Говорить обо всем этом привычном, удобном, известном – в случае с Набоковым будет обозначать говорить о внешнем и даже постороннем[7]. Та немногая “биография”, которую мы имеем, в жизни Набокова играла лишь вспомогательную роль. Кроме того, мы знаем о Набокове поразительно мало. Отдельные, обыкновенно написанные весьма постфактум воспоминания о молодом Сирине, вскакивающем в трамвай и под загибающийся скрежет исчезающем в сторону теннисного корта или киностудии, условны и – особенно если учесть степень трактовки, ergo вымысла в них – литературны.

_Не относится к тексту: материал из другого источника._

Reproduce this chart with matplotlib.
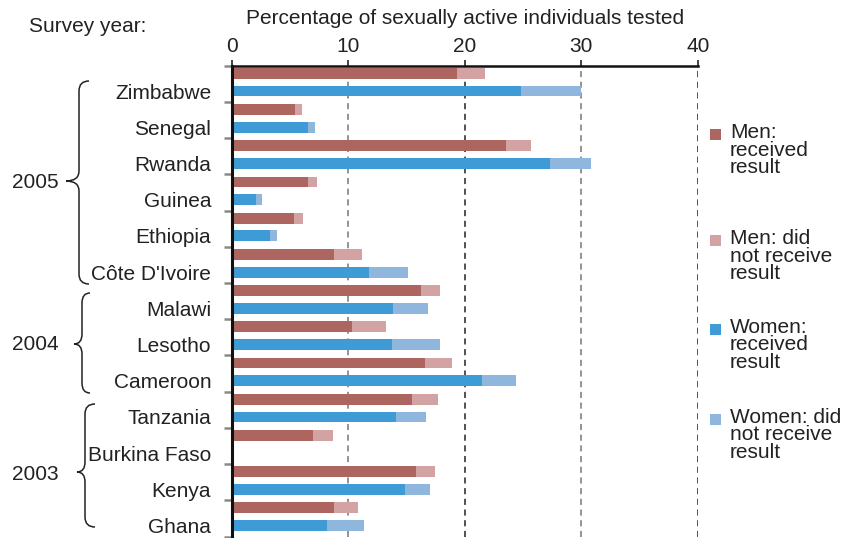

Позднейшие, вильсоновские, гудмэновские, филдовы мемуары точны и отчетливы той степенью отчетливости, какая известна лишь в нашу эпоху безмозглой, кодаковской документации действительности, когда ни один поворот руки не ускользнет от наблюдателя (как и в прежние эпохи не знающего куда с тем деваться), – но Набоков в них мучительно не тот: охлажденный агностик, враг опечаток[8], рисовальщик шубок Карениной и надкрылок Замзы, педантический сухарь, требующий верности букве, не духу.
Набоков как бы пересидел нашу эпоху сквозной прозрачности незамеченным, – сначала далеким от известности, затем скрытым за ореолом “сомнительной славы”.
Казалось бы, в собственных романах Набоков отобразил свою жизнь как нельзя более подробно, от мальчика, глядящего на треплемый февральским ветром трехцветный флаг, студента, сочиняющего на кэмбриджской футбольной лужайке русские стихи, до литератора-эмигранта, ведущего в Берлине имагинарное существование, лысеющего профессора несуществующей литературы в американском колледже – но узнаваемость реальной “биографии” Набокова в его сочинениях обманчива; сама по себе она ничего, ничего не говорит нам.